The scale of the gathering social care crisis was laid bare this week by figures released by the Institute for Public Policy Research (IPPR) .
The findings confirm the huge concern felt by many about who will look after them when they are older. We are already in crisis in terms of caring for older people. 800,000 older people don’t get the care they need from either the State or their families. And with growing life expectancy, the problem will only get worse unless action is taken now.
The recent closure of the Southwark Circle Programme, a local mutual support group, which had been hailed as an answer to the looming care gap, will also raise doubts about the potential for social enterprise to step in to replace the traditional public sector, which has seen a severe funding squeeze and vast cuts in recent years.

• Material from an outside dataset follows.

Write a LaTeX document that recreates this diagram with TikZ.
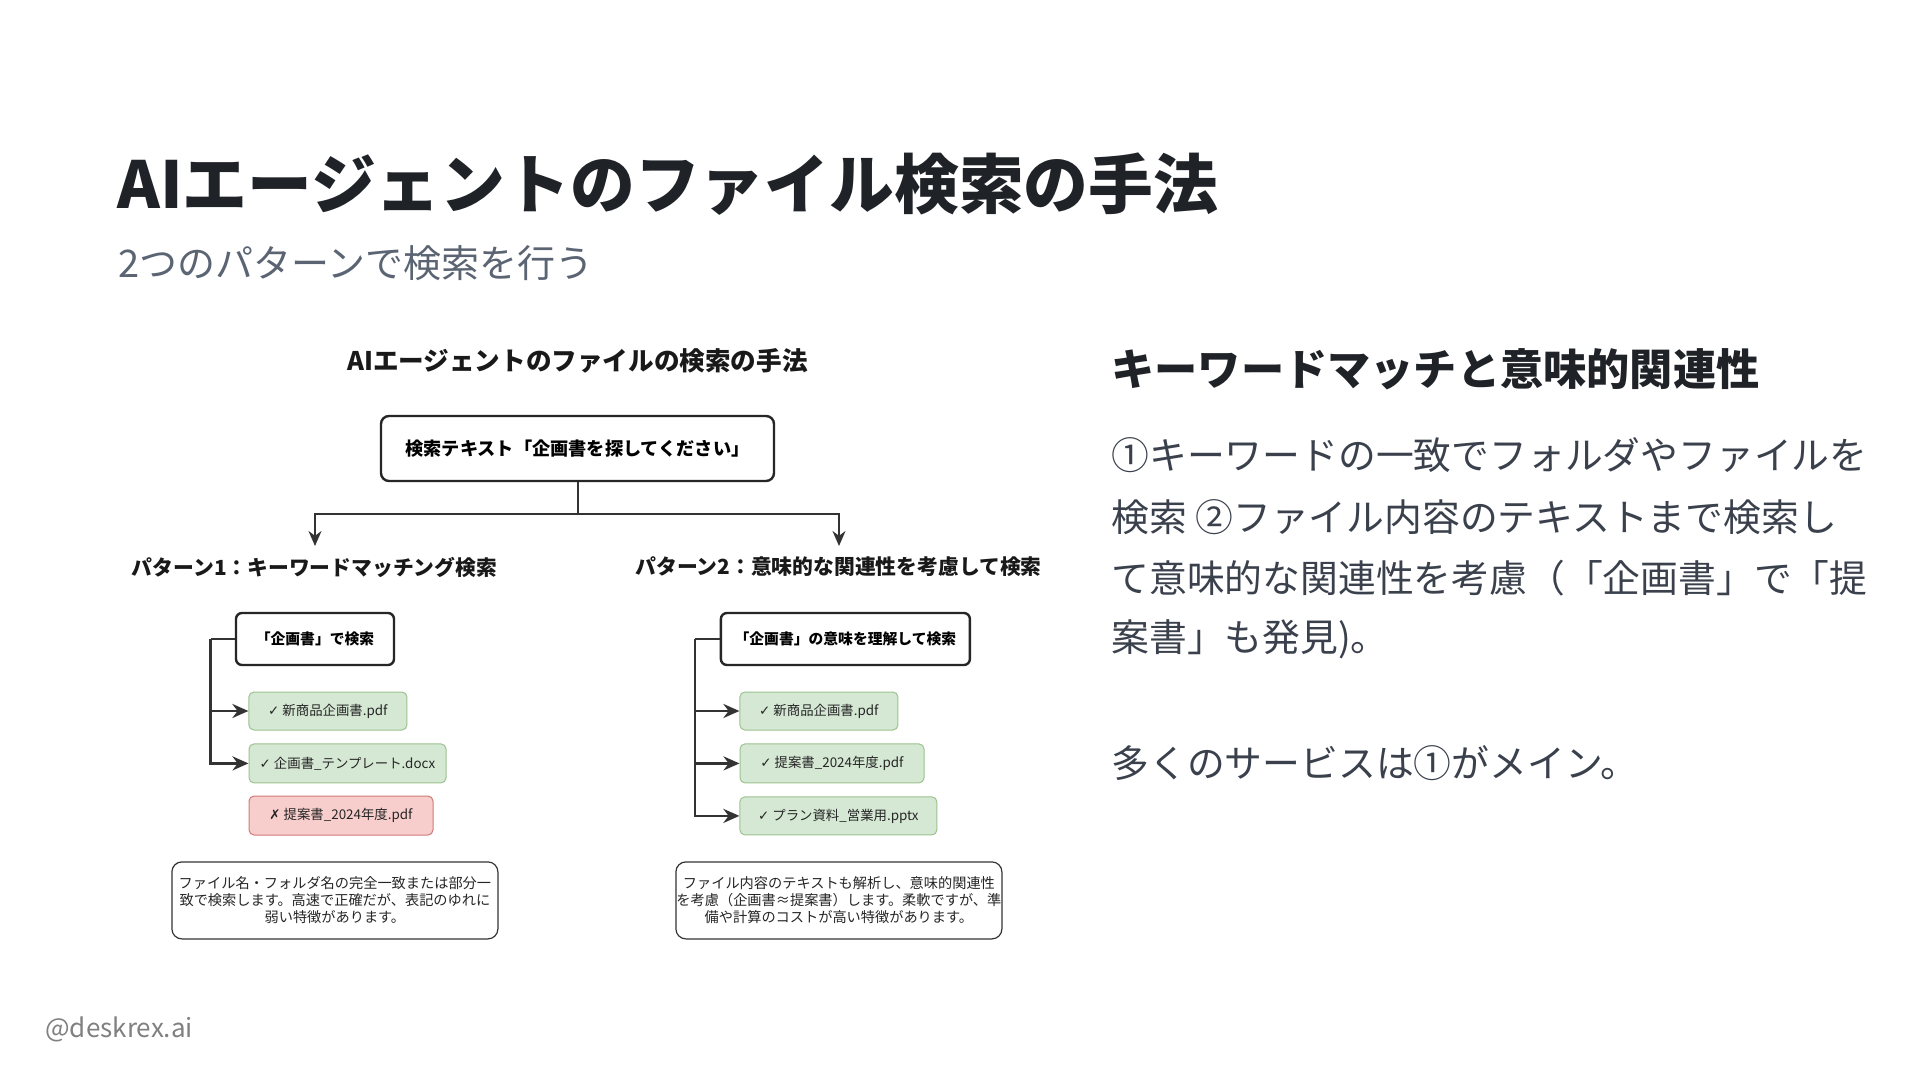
\documentclass[tikz,border=0pt]{standalone}
\usepackage{fontspec}
\setmainfont{Noto Sans CJK JP}
\newfontfamily\blackf{Noto Sans CJK JP Black}
\newfontfamily\symf{DejaVu Sans}
\usetikzlibrary{arrows.meta}
\definecolor{titlec}{HTML}{1F2328}
\definecolor{subc}{HTML}{5B6472}
\definecolor{bodyc}{HTML}{3A414C}
\definecolor{linec}{HTML}{333333}
\definecolor{gfill}{HTML}{D5E8D4}
\definecolor{gdraw}{HTML}{9CC28E}
\definecolor{rfill}{HTML}{F8CECC}
\definecolor{rdraw}{HTML}{D07A78}
\newcommand{\fs}[2]{\fontsize{#1}{#2}\selectfont}
\begin{document}
\begin{tikzpicture}[x=0.5pt,y=-0.5pt,
  qbox/.style={draw=black!85, line width=1.2pt, rounded corners=3pt, fill=white,
    font=\bfseries\fs{7.4pt}{9pt}, inner sep=0pt},
  gbox/.style={draw=gdraw, line width=0.5pt, rounded corners=2.5pt, fill=gfill,
    font=\fs{6.7pt}{8pt}, text=black!85, inner sep=0pt},
  rbox/.style={draw=rdraw, line width=0.5pt, rounded corners=2.5pt, fill=rfill,
    font=\fs{6.7pt}{8pt}, text=black!85, inner sep=0pt},
  dbox/.style={draw=black!80, line width=0.6pt, rounded corners=5pt, fill=white,
    font=\fs{7.1pt}{8.5pt}, align=center, text=black!85, inner sep=0pt},
  conn/.style={draw=linec, line width=1.4pt},
  conna/.style={conn, -{Stealth[length=8pt,width=7pt]}},
  topconn/.style={draw=linec, line width=1pt},
  bodyline/.style={anchor=west, font=\fs{18.9pt}{24pt}, text=bodyc, inner sep=0pt}
]
\useasboundingbox[fill=white] (0,0) rectangle (1920,1080);

% slide texts
\node[anchor=west, font=\blackf\fs{32.4pt}{38pt}, text=titlec, inner sep=0pt] (title) at (117,184) {AIエージェントのファイル検索の手法};
\node[anchor=west, font=\fs{19pt}{23pt}, text=subc, inner sep=0pt] (sub) at (118,263) {2つのパターンで検索を行う};

\node[anchor=west, font=\bfseries\fs{21.6pt}{26pt}, text=titlec, inner sep=0pt] (rhead) at (1111,369) {キーワードマッチと意味的関連性};
\node[bodyline] (b1) at (1111,455.5) {①キーワードの一致でフォルダやファイルを};
\node[bodyline] (b2) at (1111,516.7) {検索 ②ファイル内容のテキストまで検索し};
\node[bodyline] (b3) at (1111,578) {て意味的な関連性を考慮（「企画書」で「提};
\node[bodyline] (b4) at (1111,639) {案書」も発見)。};
\node[bodyline] (b5) at (1111,763) {多くのサービスは①がメイン。};

\node[anchor=west, font=\fs{13pt}{15pt}, text=black!50, inner sep=0pt] (foot) at (45,1029) {@deskrex.ai};

% diagram
\node[font=\bfseries\fs{12.8pt}{15pt}, text=black!90] (dtitle) at (577.5,361) {AIエージェントのファイルの検索の手法};
\node[qbox, minimum width=196.5pt, minimum height=32.5pt, rounded corners=4pt, font=\bfseries\fs{9.1pt}{10pt}] (top) at (577.5,448.5) {検索テキスト「企画書を探してください」};

\node[font=\bfseries\fs{10.4pt}{12pt}, text=black!90] (p1) at (314.5,567) {パターン1：キーワードマッチング検索};
\node[font=\bfseries\fs{10.4pt}{12pt}, text=black!90] (p2) at (838.5,567) {パターン2：意味的な関連性を考慮して検索};

\coordinate (bar) at (577.5,514);
\coordinate (a1) at (315,546);
\coordinate (a2) at (839,546);
\draw[topconn] (top.south) -- (bar);
\draw[topconn, -{Stealth[length=7.5pt,width=6.5pt]}] (bar) -| (a1);
\draw[topconn, -{Stealth[length=7.5pt,width=6.5pt]}] (bar) -| (a2);

% pattern 1
\node[qbox, minimum width=79pt, minimum height=26pt] (q1) at (315,639) {「企画書」で検索};
\node[gbox, minimum width=79pt, minimum height=19pt] (g11) at (327.9,711) {{\symf ✓} 新商品企画書.pdf};
\node[gbox, minimum width=98.5pt, minimum height=19.5pt] (g12) at (347.5,763.4) {{\symf ✓} 企画書\_テンプレート.docx};
\node[rbox, minimum width=92pt, minimum height=19.5pt] (r13) at (341,815.5) {{\symf ✗} 提案書\_2024年度.pdf};
\node[dbox, minimum width=163pt, minimum height=38.5pt] (d1) at (334.9,900.4)
  {ファイル名・フォルダ名の完全一致または部分一\\致で検索します。高速で正確だが、表記のゆれに\\弱い特徴があります。};

\coordinate (t1) at (210.7,639);
\draw[conn] (q1.west) -- (t1);
\draw[conna] (t1) |- (g12.west);
\draw[conna] (t1 |- g11.west) -- (g11.west);

% pattern 2
\node[qbox, minimum width=124.5pt, minimum height=26pt] (q2) at (845.4,639) {「企画書」の意味を理解して検索};
\node[gbox, minimum width=79pt, minimum height=19pt] (g21) at (818.9,711) {{\symf ✓} 新商品企画書.pdf};
\node[gbox, minimum width=92pt, minimum height=19.5pt] (g22) at (832,763.4) {{\symf ✓} 提案書\_2024年度.pdf};
\node[gbox, minimum width=98.5pt, minimum height=19pt] (g23) at (838.4,815.9) {{\symf ✓} プラン資料\_営業用.pptx};
\node[dbox, minimum width=163pt, minimum height=38.5pt] (d2) at (838.9,900.4)
  {ファイル内容のテキストも解析し、意味的関連性\\を考慮（企画書≈提案書）します。柔軟ですが、準\\備や計算のコストが高い特徴があります。};

\coordinate (t2) at (695,639);
\draw[conn] (q2.west) -- (t2);
\draw[conna] (t2) |- (g23.west);
\draw[conna] (t2 |- g21.west) -- (g21.west);
\draw[conna] (t2 |- g22.west) -- (g22.west);
\end{tikzpicture}
\end{document}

More money is desperately needed in the care system but we also need to ensure that any cash injection is used more effectively through the use of better advice and information services.

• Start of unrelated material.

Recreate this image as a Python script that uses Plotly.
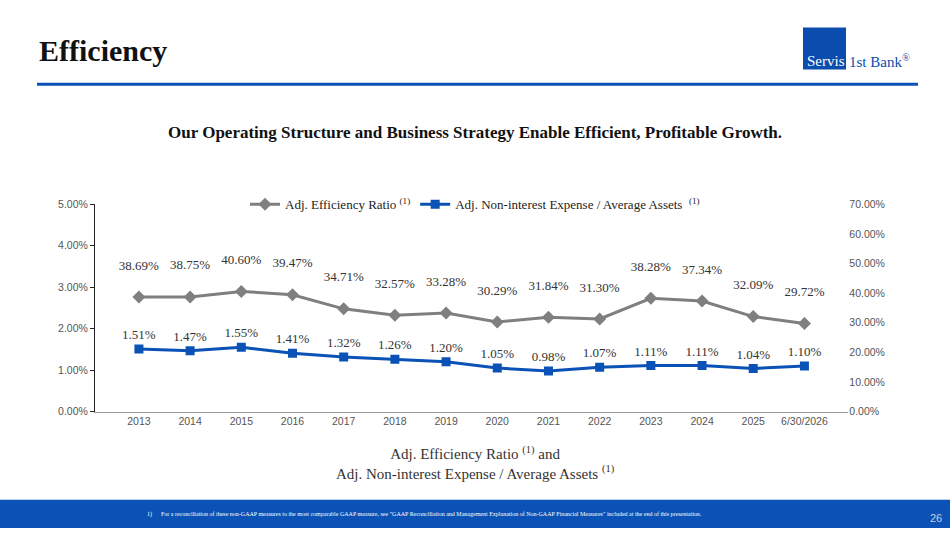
import plotly.graph_objects as go

categories = ["2013","2014","2015","2016","2017","2018","2019","2020","2021","2022","2023","2024","2025","6/30/2026"]
eff_ratio = [38.69,38.75,40.60,39.47,34.71,32.57,33.28,30.29,31.84,31.30,38.28,37.34,32.09,29.72]
nie_assets = [1.51,1.47,1.55,1.41,1.32,1.26,1.20,1.05,0.98,1.07,1.11,1.11,1.04,1.10]

F = "Liberation Serif"
blue = "#0A52B5"
gray = "#7F7F7F"

fig = go.Figure()
fig.add_trace(go.Scatter(x=categories, y=eff_ratio, yaxis="y2", mode="lines+markers+text",
    name="Adj. Efficiency Ratio <sup>(1)</sup>", line=dict(color=gray, width=3),
    marker=dict(symbol="diamond", size=10, color=gray),
    text=[f"{v:.2f}%<br> " for v in eff_ratio], textposition="top center",
    textfont=dict(family=F, size=13, color="#333")))
fig.add_trace(go.Scatter(x=categories, y=nie_assets, yaxis="y", mode="lines+markers+text",
    name="Adj. Non-interest Expense / Average Assets  <sup>(1)</sup>", line=dict(color=blue, width=3),
    marker=dict(symbol="square", size=9, color=blue),
    text=[f"{v:.2f}%" for v in nie_assets], textposition="top center",
    textfont=dict(family=F, size=13, color="#333")))

fig.update_layout(
    width=950, height=534, margin=dict(l=0, r=0, t=0, b=0),
    plot_bgcolor="white", paper_bgcolor="white",
    font=dict(family=F, color="#444"),
    xaxis=dict(domain=[0.1, 0.893], type="category", showline=True, linecolor="#999",
               ticks="", tickfont=dict(family="Liberation Sans", size=10.5, color="#555"), showgrid=False),
    yaxis=dict(domain=[0.223, 0.62], range=[0, 5], dtick=1, tickformat=".2f", ticksuffix="%",
               showgrid=False, showline=True, linecolor="#222", ticks="outside", ticklen=4, tickcolor="#222",
               tickfont=dict(family="Liberation Sans", size=10.5, color="#555"), zeroline=False),
    yaxis2=dict(overlaying="y", side="right", range=[0, 70], dtick=10, tickformat=".2f", ticksuffix="%",
                showgrid=False, showline=False, tickfont=dict(family="Liberation Sans", size=10.5, color="#555"),
                zeroline=False),
    legend=dict(orientation="h", x=0.5, xanchor="center", y=0.62, yref="paper", yanchor="middle",
                font=dict(family=F, size=13, color="#222"), bgcolor="rgba(0,0,0,0)"),
    showlegend=True,
)

shapes = [
    dict(type="line", xref="paper", yref="paper", x0=37/950, x1=918/950, y0=1-80/534, y1=1-80/534,
         line=dict(color=blue, width=3)),
    dict(type="rect", xref="paper", yref="paper", x0=0, x1=1, y0=0, y1=1-505/534,
         fillcolor=blue, line=dict(width=0)),
    dict(type="rect", xref="paper", yref="paper", x0=803/950, x1=846/950, y0=1-65/534, y1=1-22/534,
         fillcolor="#0A4DAE", line=dict(width=0)),
]
fig.update_layout(shapes=shapes)

ann = [
    dict(text="<b>Efficiency</b>", x=37/950, y=1-46/534, xanchor="left", yanchor="middle",
         font=dict(family=F, size=30, color="#111")),
    dict(text="<b>Our Operating Structure and Business Strategy Enable Efficient, Profitable Growth.</b>",
         x=0.5, y=1-129/534, xanchor="center", yanchor="middle", font=dict(family=F, size=17, color="#111")),
    dict(text="Adj. Efficiency Ratio <sup>(1)</sup> and<br>Adj. Non-interest Expense / Average Assets <sup>(1)</sup>",
         x=0.5, y=1-468/534, xanchor="center", yanchor="middle", font=dict(family=F, size=15, color="#333")),
    dict(text="Servis", x=805/950, y=1-56/534, xanchor="left", yanchor="middle",
         font=dict(family=F, size=15, color="white")),
    dict(text="1st Bank<sup>®</sup>", x=847/950, y=1-56/534, xanchor="left", yanchor="middle",
         font=dict(family=F, size=15, color="#0A4DAE")),
    dict(text="1)      For a reconciliation of these non-GAAP measures to the most comparable GAAP measure, see \"GAAP Reconciliation and Management Explanation of Non-GAAP Financial Measures\" included at the end of this presentation.",
         x=145/950, y=1-520/534, xanchor="left", yanchor="middle", font=dict(family=F, size=6, color="white")),
    dict(text="26", x=944/950, y=1-524/534, xanchor="right", yanchor="middle",
         font=dict(family="Liberation Sans", size=11, color="#ccd")),
]
for a in ann:
    a.update(xref="paper", yref="paper", showarrow=False)
fig.update_layout(annotations=ann)

fig.write_html("out.html", config={"displayModeBar": False, "responsive": False},
               post_script="document.body.style.margin='0';document.body.style.overflow='hidden';")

That’s clearly a very serious issue and while we would in no way want to trivialise it, it would be sad to end the week on a wholly negative note. So, let’s just take moment to revel in the heroics of Judy, a seven-year-old Labrador, who this week, saved her owner’s life by jumping on her back and dislodging a piece of toast caught in the back of her throat.

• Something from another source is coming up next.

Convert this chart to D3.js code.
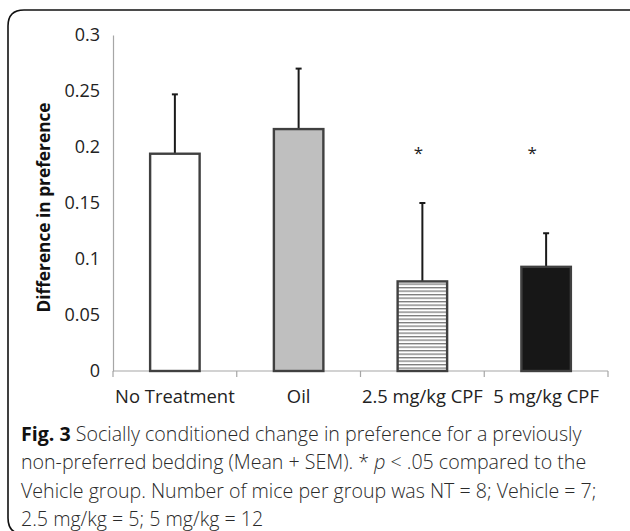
<!DOCTYPE html>
<html>
  <head>
    <meta charset="utf-8">
    <title></title>
    <style>
      body { margin: 0; background: #fff; }
      svg { display: block; }
    </style>
  </head>
  <body>
    <script src="https://cdn.jsdelivr.net/npm/d3@7"></script>
    <script>
      var
        width = 630, //svg宽
        height = 531, //svg高
        margin = { top: 35, left: 113 };

      // 数据
      var groups = ['No Treatment', 'Oil', '2.5 mg/kg CPF', '5 mg/kg CPF'];
      var means = [0.194, 0.216, 0.080, 0.093];
      var sems = [0.053, 0.054, 0.070, 0.030];
      var marked = [false, false, true, true]; // * p < .05
      var markLevel = 0.195;
      var yTicks = [0, 0.05, 0.1, 0.15, 0.2, 0.25, 0.3];
      var captionLines = [
        ['Fig. 3', ' Socially conditioned change in preference for a previously'],
        ['', 'non-preferred bedding (Mean + SEM). * ', 'p', ' < .05 compared to the'],
        ['', 'Vehicle group. Number of mice per group was NT = 8; Vehicle = 7;'],
        ['', '2.5 mg/kg = 5; 5 mg/kg = 12']
      ];

      var svg = d3.select('body')
        .append('svg')
        .attr('width', width)
        .attr('height', height);

      // 外框(底边在图片外)
      svg.append('path')
        .attr('d', 'M' + (width + 20) + ',10 H24 Q8,10 8,26 V518 Q8,534 24,534 H' + (width + 20))
        .attr('fill', 'none')
        .attr('stroke', '#111')
        .attr('stroke-width', 1.6);

      // 横线图案
      var defs = svg.append('defs');
      var pat = defs.append('pattern')
        .attr('id', 'hstripe')
        .attr('patternUnits', 'userSpaceOnUse')
        .attr('width', 6)
        .attr('height', 3.5);
      pat.append('rect').attr('width', 6).attr('height', 3.5).attr('fill', '#fff');
      pat.append('rect').attr('y', 0).attr('width', 6).attr('height', 1.3).attr('fill', '#7a7a7a');

      var fills = ['#ffffff', '#bfbfbf', 'url(#hstripe)', '#171717'];

      var x0 = margin.left, y0 = 371, axisW = 495;

      var x = d3.scaleBand()
        .domain(groups)
        .range([x0, x0 + axisW])
        .paddingInner(0.6)
        .paddingOuter(0.3);

      var y = d3.scaleLinear()
        .domain([0, 0.3])
        .range([y0, margin.top]);

      // y轴
      var yAxis = svg.append('g')
        .attr('transform', 'translate(' + x0 + ',0)')
        .call(d3.axisLeft(y).tickValues(yTicks).tickSize(0).tickPadding(13)
          .tickFormat(function(d) { return d3.format('')(+d.toFixed(2)); }));
      yAxis.select('.domain').attr('stroke', '#a6a6a6').attr('stroke-width', 1.2);
      yAxis.selectAll('text')
        .attr('font-family', '"Open Sans", sans-serif')
        .attr('font-size', '18px')
        .attr('fill', '#222');

      // x轴
      var xAxis = svg.append('g')
        .attr('transform', 'translate(0,' + y0 + ')');
      xAxis.append('line')
        .attr('x1', x0).attr('x2', x0 + axisW)
        .attr('stroke', '#a6a6a6').attr('stroke-width', 1.2);
      xAxis.selectAll('.tk')
        .data(d3.range(groups.length + 1))
        .enter()
        .append('line')
        .attr('x1', function(d) { return x0 + d * axisW / groups.length; })
        .attr('x2', function(d) { return x0 + d * axisW / groups.length; })
        .attr('y1', 0).attr('y2', 6)
        .attr('stroke', '#a6a6a6').attr('stroke-width', 1.2);
      xAxis.selectAll('.lbl')
        .data(groups)
        .enter()
        .append('text')
        .attr('x', function(d) { return x(d) + x.bandwidth() / 2; })
        .attr('y', 32)
        .attr('text-anchor', 'middle')
        .attr('font-family', '"Open Sans", sans-serif')
        .attr('font-size', '18.4px')
        .attr('fill', '#222')
        .text(function(d) { return d; });

      // y轴标题
      svg.append('text')
        .attr('transform', 'translate(50,' + 207.5 + ') rotate(-90)')
        .attr('text-anchor', 'middle')
        .attr('font-family', '"Open Sans", sans-serif')
        .attr('font-weight', 'bold')
        .attr('font-size', '17.3px')
        .attr('fill', '#111')
        .text('Difference in preference');

      // 误差线
      var err = svg.append('g');
      groups.forEach(function(g, i) {
        var cx = x(g) + x.bandwidth() / 2;
        err.append('line')
          .attr('x1', cx).attr('x2', cx)
          .attr('y1', y(means[i])).attr('y2', y(means[i] + sems[i]))
          .attr('stroke', '#1a1a1a').attr('stroke-width', 2);
        err.append('line')
          .attr('x1', cx - 3).attr('x2', cx + 3)
          .attr('y1', y(means[i] + sems[i])).attr('y2', y(means[i] + sems[i]))
          .attr('stroke', '#1a1a1a').attr('stroke-width', 2);
      });

      // 柱形
      svg.selectAll('.bar')
        .data(means)
        .enter()
        .append('rect')
        .attr('x', function(d, i) { return x(groups[i]); })
        .attr('y', function(d) { return y(d); })
        .attr('width', x.bandwidth())
        .attr('height', function(d) { return y0 - y(d); })
        .attr('fill', function(d, i) { return fills[i]; })
        .attr('stroke', '#404040')
        .attr('stroke-width', 2.4);

      // 显著性标记
      svg.selectAll('.star')
        .data(groups.filter(function(g, i) { return marked[i]; }))
        .enter()
        .append('text')
        .attr('x', function(d, i) { return x(d) + x.bandwidth() / 2 - (i === 0 ? 4 : 14); })
        .attr('y', y(markLevel) + 6)
        .attr('text-anchor', 'middle')
        .attr('font-family', '"Open Sans", sans-serif')
        .attr('font-size', '17px')
        .attr('fill', '#222')
        .text('*');

      // 图注
      var cap = svg.append('g');
      captionLines.forEach(function(parts, li) {
        var t = cap.append('text')
          .attr('x', 21)
          .attr('y', 441 + li * 28.3)
          .attr('font-family', '"Open Sans", sans-serif')
          .attr('font-size', '19.6px')
          .attr('fill', '#2a2a2a');
        parts.forEach(function(p, pi) {
          if (!p) return;
          var s = t.append('tspan').text(p);
          if (pi === 0 && li === 0) s.attr('font-weight', 'bold').attr('fill', '#111');
          if (p === 'p') s.attr('font-style', 'italic');
          if (pi > 0 || li > 0) s.attr('font-weight', 300);
        });
      });
    </script>
  </body>
</html>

This was the second of Judy’s life-saving acts; four years ago, she also saved the day bringing her 61-year-old owner, Sharon Brooks, a Mars bar when she fell into a diabetic coma.
Speaking about the latest incident, during which Miss Brooks started choking in her home, she said in the Daily Mail, “There was nobody else in the house and I just thought that was it – I thought I was a goner. I wouldn’t be here without her.”